>> Start
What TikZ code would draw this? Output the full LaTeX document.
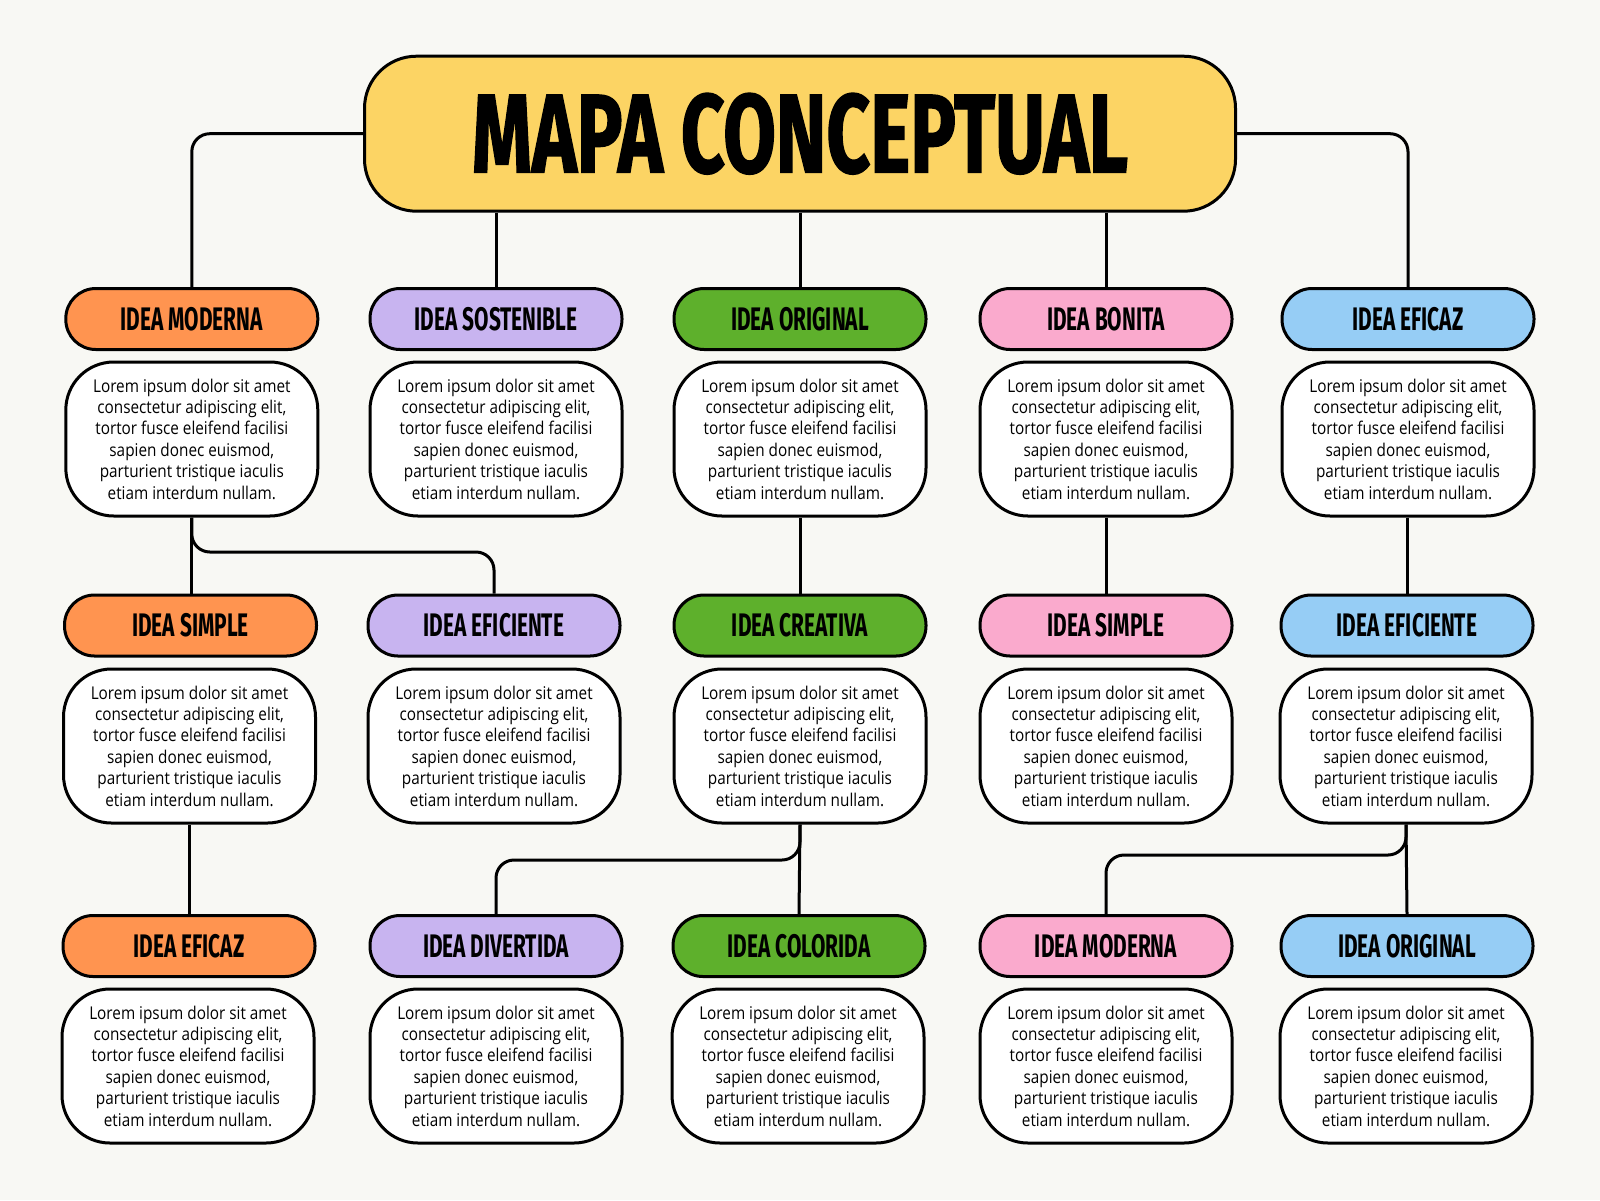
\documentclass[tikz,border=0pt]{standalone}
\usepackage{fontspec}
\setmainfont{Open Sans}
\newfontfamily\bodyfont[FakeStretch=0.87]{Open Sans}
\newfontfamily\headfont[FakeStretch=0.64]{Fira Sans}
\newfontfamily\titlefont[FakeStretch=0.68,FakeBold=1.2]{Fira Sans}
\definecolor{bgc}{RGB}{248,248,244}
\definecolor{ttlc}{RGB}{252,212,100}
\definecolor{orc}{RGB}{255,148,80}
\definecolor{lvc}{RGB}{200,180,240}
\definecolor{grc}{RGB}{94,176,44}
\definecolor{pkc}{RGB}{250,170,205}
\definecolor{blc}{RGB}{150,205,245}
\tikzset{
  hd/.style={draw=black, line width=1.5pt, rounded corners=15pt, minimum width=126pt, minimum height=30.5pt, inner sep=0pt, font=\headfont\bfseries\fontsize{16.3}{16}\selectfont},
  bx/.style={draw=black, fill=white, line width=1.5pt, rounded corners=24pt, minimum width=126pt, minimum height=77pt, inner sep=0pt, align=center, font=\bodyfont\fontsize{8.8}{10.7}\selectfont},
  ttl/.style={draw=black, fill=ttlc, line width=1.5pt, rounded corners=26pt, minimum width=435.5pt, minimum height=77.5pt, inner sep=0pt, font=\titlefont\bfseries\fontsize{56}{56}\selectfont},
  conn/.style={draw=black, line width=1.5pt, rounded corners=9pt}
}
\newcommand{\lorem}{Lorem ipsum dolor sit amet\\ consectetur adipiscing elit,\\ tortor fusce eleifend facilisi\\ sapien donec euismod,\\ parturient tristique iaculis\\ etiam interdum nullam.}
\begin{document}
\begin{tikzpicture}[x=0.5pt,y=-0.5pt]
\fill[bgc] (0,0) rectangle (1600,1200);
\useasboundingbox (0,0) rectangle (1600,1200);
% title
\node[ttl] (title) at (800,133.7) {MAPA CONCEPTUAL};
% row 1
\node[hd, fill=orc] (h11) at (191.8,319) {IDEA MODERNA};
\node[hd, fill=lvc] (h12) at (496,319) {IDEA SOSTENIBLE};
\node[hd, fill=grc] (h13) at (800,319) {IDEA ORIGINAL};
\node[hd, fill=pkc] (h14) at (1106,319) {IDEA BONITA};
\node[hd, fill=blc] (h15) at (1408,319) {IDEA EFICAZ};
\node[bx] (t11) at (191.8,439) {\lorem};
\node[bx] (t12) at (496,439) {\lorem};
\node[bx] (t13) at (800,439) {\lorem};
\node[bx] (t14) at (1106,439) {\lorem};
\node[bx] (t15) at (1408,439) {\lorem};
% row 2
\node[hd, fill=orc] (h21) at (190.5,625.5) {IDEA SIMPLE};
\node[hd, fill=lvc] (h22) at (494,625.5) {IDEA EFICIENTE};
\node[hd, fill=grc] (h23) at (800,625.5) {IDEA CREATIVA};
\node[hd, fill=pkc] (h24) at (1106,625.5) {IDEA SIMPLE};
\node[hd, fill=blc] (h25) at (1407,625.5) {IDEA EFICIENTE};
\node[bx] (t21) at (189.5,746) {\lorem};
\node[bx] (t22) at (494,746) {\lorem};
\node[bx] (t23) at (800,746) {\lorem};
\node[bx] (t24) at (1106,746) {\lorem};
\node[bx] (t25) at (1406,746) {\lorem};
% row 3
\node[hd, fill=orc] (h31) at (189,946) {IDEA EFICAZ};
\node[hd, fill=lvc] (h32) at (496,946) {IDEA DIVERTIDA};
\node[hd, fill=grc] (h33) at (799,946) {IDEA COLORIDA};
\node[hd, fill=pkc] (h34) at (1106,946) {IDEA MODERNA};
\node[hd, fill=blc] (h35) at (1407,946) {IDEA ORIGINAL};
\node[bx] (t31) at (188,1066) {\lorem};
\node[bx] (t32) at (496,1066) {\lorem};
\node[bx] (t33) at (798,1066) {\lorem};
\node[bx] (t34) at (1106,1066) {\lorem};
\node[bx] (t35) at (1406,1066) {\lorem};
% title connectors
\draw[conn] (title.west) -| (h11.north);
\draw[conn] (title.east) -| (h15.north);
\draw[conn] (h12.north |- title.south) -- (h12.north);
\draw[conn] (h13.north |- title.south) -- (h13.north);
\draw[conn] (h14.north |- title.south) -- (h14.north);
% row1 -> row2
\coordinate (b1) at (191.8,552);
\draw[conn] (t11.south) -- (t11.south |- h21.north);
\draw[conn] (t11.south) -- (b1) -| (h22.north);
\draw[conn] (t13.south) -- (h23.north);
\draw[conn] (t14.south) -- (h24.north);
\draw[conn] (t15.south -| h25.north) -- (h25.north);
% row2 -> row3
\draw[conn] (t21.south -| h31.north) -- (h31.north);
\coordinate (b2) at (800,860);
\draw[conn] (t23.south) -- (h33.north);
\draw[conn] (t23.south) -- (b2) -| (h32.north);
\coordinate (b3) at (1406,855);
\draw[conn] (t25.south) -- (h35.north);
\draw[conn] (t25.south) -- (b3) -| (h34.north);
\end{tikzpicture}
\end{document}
>> End
Your task is to repeat the material above exactly, without its pictures.

* **Answer to this exercise**
What TikZ code would draw this? Output the full LaTeX document.
\documentclass[tikz,border=0pt]{standalone}
\usepackage{fontspec}
\setmainfont{Open Sans}
\newfontfamily\bodyfont[FakeStretch=0.87]{Open Sans}
\newfontfamily\headfont[FakeStretch=0.64]{Fira Sans}
\newfontfamily\titlefont[FakeStretch=0.68,FakeBold=1.2]{Fira Sans}
\definecolor{bgc}{RGB}{248,248,244}
\definecolor{ttlc}{RGB}{252,212,100}
\definecolor{orc}{RGB}{255,148,80}
\definecolor{lvc}{RGB}{200,180,240}
\definecolor{grc}{RGB}{94,176,44}
\definecolor{pkc}{RGB}{250,170,205}
\definecolor{blc}{RGB}{150,205,245}
\tikzset{
  hd/.style={draw=black, line width=1.5pt, rounded corners=15pt, minimum width=126pt, minimum height=30.5pt, inner sep=0pt, font=\headfont\bfseries\fontsize{16.3}{16}\selectfont},
  bx/.style={draw=black, fill=white, line width=1.5pt, rounded corners=24pt, minimum width=126pt, minimum height=77pt, inner sep=0pt, align=center, font=\bodyfont\fontsize{8.8}{10.7}\selectfont},
  ttl/.style={draw=black, fill=ttlc, line width=1.5pt, rounded corners=26pt, minimum width=435.5pt, minimum height=77.5pt, inner sep=0pt, font=\titlefont\bfseries\fontsize{56}{56}\selectfont},
  conn/.style={draw=black, line width=1.5pt, rounded corners=9pt}
}
\newcommand{\lorem}{Lorem ipsum dolor sit amet\\ consectetur adipiscing elit,\\ tortor fusce eleifend facilisi\\ sapien donec euismod,\\ parturient tristique iaculis\\ etiam interdum nullam.}
\begin{document}
\begin{tikzpicture}[x=0.5pt,y=-0.5pt]
\fill[bgc] (0,0) rectangle (1600,1200);
\useasboundingbox (0,0) rectangle (1600,1200);
% title
\node[ttl] (title) at (800,133.7) {MAPA CONCEPTUAL};
% row 1
\node[hd, fill=orc] (h11) at (191.8,319) {IDEA MODERNA};
\node[hd, fill=lvc] (h12) at (496,319) {IDEA SOSTENIBLE};
\node[hd, fill=grc] (h13) at (800,319) {IDEA ORIGINAL};
\node[hd, fill=pkc] (h14) at (1106,319) {IDEA BONITA};
\node[hd, fill=blc] (h15) at (1408,319) {IDEA EFICAZ};
\node[bx] (t11) at (191.8,439) {\lorem};
\node[bx] (t12) at (496,439) {\lorem};
\node[bx] (t13) at (800,439) {\lorem};
\node[bx] (t14) at (1106,439) {\lorem};
\node[bx] (t15) at (1408,439) {\lorem};
% row 2
\node[hd, fill=orc] (h21) at (190.5,625.5) {IDEA SIMPLE};
\node[hd, fill=lvc] (h22) at (494,625.5) {IDEA EFICIENTE};
\node[hd, fill=grc] (h23) at (800,625.5) {IDEA CREATIVA};
\node[hd, fill=pkc] (h24) at (1106,625.5) {IDEA SIMPLE};
\node[hd, fill=blc] (h25) at (1407,625.5) {IDEA EFICIENTE};
\node[bx] (t21) at (189.5,746) {\lorem};
\node[bx] (t22) at (494,746) {\lorem};
\node[bx] (t23) at (800,746) {\lorem};
\node[bx] (t24) at (1106,746) {\lorem};
\node[bx] (t25) at (1406,746) {\lorem};
% row 3
\node[hd, fill=orc] (h31) at (189,946) {IDEA EFICAZ};
\node[hd, fill=lvc] (h32) at (496,946) {IDEA DIVERTIDA};
\node[hd, fill=grc] (h33) at (799,946) {IDEA COLORIDA};
\node[hd, fill=pkc] (h34) at (1106,946) {IDEA MODERNA};
\node[hd, fill=blc] (h35) at (1407,946) {IDEA ORIGINAL};
\node[bx] (t31) at (188,1066) {\lorem};
\node[bx] (t32) at (496,1066) {\lorem};
\node[bx] (t33) at (798,1066) {\lorem};
\node[bx] (t34) at (1106,1066) {\lorem};
\node[bx] (t35) at (1406,1066) {\lorem};
% title connectors
\draw[conn] (title.west) -| (h11.north);
\draw[conn] (title.east) -| (h15.north);
\draw[conn] (h12.north |- title.south) -- (h12.north);
\draw[conn] (h13.north |- title.south) -- (h13.north);
\draw[conn] (h14.north |- title.south) -- (h14.north);
% row1 -> row2
\coordinate (b1) at (191.8,552);
\draw[conn] (t11.south) -- (t11.south |- h21.north);
\draw[conn] (t11.south) -- (b1) -| (h22.north);
\draw[conn] (t13.south) -- (h23.north);
\draw[conn] (t14.south) -- (h24.north);
\draw[conn] (t15.south -| h25.north) -- (h25.north);
% row2 -> row3
\draw[conn] (t21.south -| h31.north) -- (h31.north);
\coordinate (b2) at (800,860);
\draw[conn] (t23.south) -- (h33.north);
\draw[conn] (t23.south) -- (b2) -| (h32.north);
\coordinate (b3) at (1406,855);
\draw[conn] (t25.south) -- (h35.north);
\draw[conn] (t25.south) -- (b3) -| (h34.north);
\end{tikzpicture}
\end{document}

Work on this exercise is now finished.